## PROVIDED DATA
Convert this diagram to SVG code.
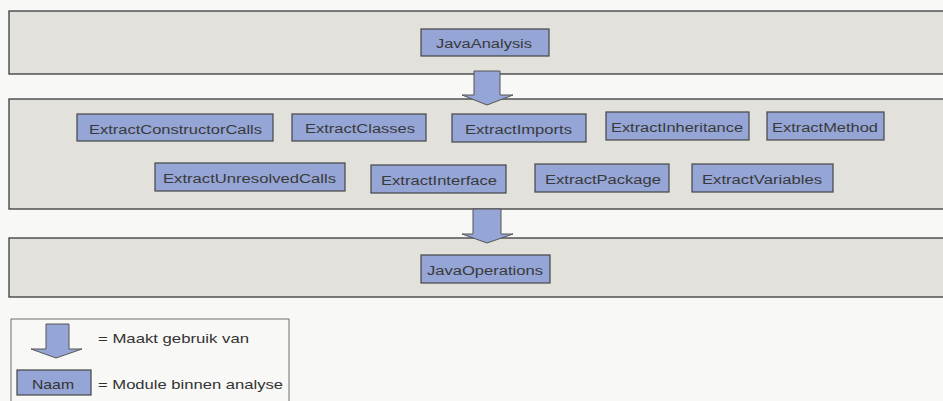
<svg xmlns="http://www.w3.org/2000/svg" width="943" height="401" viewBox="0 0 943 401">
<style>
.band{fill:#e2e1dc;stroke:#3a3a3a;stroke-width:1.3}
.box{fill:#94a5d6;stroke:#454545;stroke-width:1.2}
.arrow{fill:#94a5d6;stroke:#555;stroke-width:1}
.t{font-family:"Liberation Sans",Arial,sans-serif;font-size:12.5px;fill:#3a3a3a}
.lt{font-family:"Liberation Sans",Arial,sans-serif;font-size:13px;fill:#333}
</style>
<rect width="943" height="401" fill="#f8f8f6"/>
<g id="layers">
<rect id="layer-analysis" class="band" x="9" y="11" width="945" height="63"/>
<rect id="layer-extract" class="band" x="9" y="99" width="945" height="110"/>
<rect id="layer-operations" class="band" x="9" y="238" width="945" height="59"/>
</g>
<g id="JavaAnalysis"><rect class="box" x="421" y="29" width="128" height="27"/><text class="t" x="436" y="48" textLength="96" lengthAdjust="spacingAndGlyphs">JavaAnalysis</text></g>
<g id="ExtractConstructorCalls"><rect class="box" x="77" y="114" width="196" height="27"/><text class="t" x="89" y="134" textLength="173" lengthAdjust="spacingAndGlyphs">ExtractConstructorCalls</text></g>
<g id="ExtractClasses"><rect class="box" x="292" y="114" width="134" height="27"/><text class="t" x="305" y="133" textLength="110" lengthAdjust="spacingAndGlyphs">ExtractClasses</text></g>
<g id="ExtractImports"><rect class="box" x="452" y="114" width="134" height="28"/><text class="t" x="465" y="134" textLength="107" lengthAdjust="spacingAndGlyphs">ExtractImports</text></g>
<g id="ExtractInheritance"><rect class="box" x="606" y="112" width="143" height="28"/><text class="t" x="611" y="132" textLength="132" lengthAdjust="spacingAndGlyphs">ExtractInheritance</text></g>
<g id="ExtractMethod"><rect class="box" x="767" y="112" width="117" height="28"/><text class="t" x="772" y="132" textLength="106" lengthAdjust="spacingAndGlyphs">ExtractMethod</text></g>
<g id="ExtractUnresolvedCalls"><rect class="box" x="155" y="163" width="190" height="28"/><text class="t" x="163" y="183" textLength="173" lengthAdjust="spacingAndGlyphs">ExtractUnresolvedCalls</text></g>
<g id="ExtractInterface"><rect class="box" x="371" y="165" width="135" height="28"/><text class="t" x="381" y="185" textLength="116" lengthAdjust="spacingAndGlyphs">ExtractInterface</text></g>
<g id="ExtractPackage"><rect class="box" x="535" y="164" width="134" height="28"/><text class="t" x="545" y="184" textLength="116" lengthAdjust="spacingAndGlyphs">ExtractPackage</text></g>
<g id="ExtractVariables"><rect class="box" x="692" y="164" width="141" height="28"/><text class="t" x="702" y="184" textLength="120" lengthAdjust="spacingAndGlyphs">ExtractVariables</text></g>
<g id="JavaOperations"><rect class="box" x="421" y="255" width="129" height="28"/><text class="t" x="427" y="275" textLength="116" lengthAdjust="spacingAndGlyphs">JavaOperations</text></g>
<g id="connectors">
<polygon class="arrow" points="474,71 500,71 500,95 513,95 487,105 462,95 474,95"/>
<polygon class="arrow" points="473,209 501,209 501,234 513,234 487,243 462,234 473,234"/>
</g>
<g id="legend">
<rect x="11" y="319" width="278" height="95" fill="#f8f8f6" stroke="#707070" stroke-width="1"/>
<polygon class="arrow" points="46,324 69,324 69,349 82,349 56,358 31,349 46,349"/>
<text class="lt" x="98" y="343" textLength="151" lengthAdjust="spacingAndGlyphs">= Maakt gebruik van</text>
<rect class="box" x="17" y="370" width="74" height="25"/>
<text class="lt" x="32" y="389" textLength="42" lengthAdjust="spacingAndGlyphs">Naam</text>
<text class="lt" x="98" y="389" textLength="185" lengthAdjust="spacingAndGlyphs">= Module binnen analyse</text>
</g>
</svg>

## AIM OF THE TASK
Transcribe the material exactly, and leave out whatever pictures it holds.

## WRITTEN SOLUTION
Convert this diagram to SVG code.
<svg xmlns="http://www.w3.org/2000/svg" width="943" height="401" viewBox="0 0 943 401">
<style>
.band{fill:#e2e1dc;stroke:#3a3a3a;stroke-width:1.3}
.box{fill:#94a5d6;stroke:#454545;stroke-width:1.2}
.arrow{fill:#94a5d6;stroke:#555;stroke-width:1}
.t{font-family:"Liberation Sans",Arial,sans-serif;font-size:12.5px;fill:#3a3a3a}
.lt{font-family:"Liberation Sans",Arial,sans-serif;font-size:13px;fill:#333}
</style>
<rect width="943" height="401" fill="#f8f8f6"/>
<g id="layers">
<rect id="layer-analysis" class="band" x="9" y="11" width="945" height="63"/>
<rect id="layer-extract" class="band" x="9" y="99" width="945" height="110"/>
<rect id="layer-operations" class="band" x="9" y="238" width="945" height="59"/>
</g>
<g id="JavaAnalysis"><rect class="box" x="421" y="29" width="128" height="27"/><text class="t" x="436" y="48" textLength="96" lengthAdjust="spacingAndGlyphs">JavaAnalysis</text></g>
<g id="ExtractConstructorCalls"><rect class="box" x="77" y="114" width="196" height="27"/><text class="t" x="89" y="134" textLength="173" lengthAdjust="spacingAndGlyphs">ExtractConstructorCalls</text></g>
<g id="ExtractClasses"><rect class="box" x="292" y="114" width="134" height="27"/><text class="t" x="305" y="133" textLength="110" lengthAdjust="spacingAndGlyphs">ExtractClasses</text></g>
<g id="ExtractImports"><rect class="box" x="452" y="114" width="134" height="28"/><text class="t" x="465" y="134" textLength="107" lengthAdjust="spacingAndGlyphs">ExtractImports</text></g>
<g id="ExtractInheritance"><rect class="box" x="606" y="112" width="143" height="28"/><text class="t" x="611" y="132" textLength="132" lengthAdjust="spacingAndGlyphs">ExtractInheritance</text></g>
<g id="ExtractMethod"><rect class="box" x="767" y="112" width="117" height="28"/><text class="t" x="772" y="132" textLength="106" lengthAdjust="spacingAndGlyphs">ExtractMethod</text></g>
<g id="ExtractUnresolvedCalls"><rect class="box" x="155" y="163" width="190" height="28"/><text class="t" x="163" y="183" textLength="173" lengthAdjust="spacingAndGlyphs">ExtractUnresolvedCalls</text></g>
<g id="ExtractInterface"><rect class="box" x="371" y="165" width="135" height="28"/><text class="t" x="381" y="185" textLength="116" lengthAdjust="spacingAndGlyphs">ExtractInterface</text></g>
<g id="ExtractPackage"><rect class="box" x="535" y="164" width="134" height="28"/><text class="t" x="545" y="184" textLength="116" lengthAdjust="spacingAndGlyphs">ExtractPackage</text></g>
<g id="ExtractVariables"><rect class="box" x="692" y="164" width="141" height="28"/><text class="t" x="702" y="184" textLength="120" lengthAdjust="spacingAndGlyphs">ExtractVariables</text></g>
<g id="JavaOperations"><rect class="box" x="421" y="255" width="129" height="28"/><text class="t" x="427" y="275" textLength="116" lengthAdjust="spacingAndGlyphs">JavaOperations</text></g>
<g id="connectors">
<polygon class="arrow" points="474,71 500,71 500,95 513,95 487,105 462,95 474,95"/>
<polygon class="arrow" points="473,209 501,209 501,234 513,234 487,243 462,234 473,234"/>
</g>
<g id="legend">
<rect x="11" y="319" width="278" height="95" fill="#f8f8f6" stroke="#707070" stroke-width="1"/>
<polygon class="arrow" points="46,324 69,324 69,349 82,349 56,358 31,349 46,349"/>
<text class="lt" x="98" y="343" textLength="151" lengthAdjust="spacingAndGlyphs">= Maakt gebruik van</text>
<rect class="box" x="17" y="370" width="74" height="25"/>
<text class="lt" x="32" y="389" textLength="42" lengthAdjust="spacingAndGlyphs">Naam</text>
<text class="lt" x="98" y="389" textLength="185" lengthAdjust="spacingAndGlyphs">= Module binnen analyse</text>
</g>
</svg>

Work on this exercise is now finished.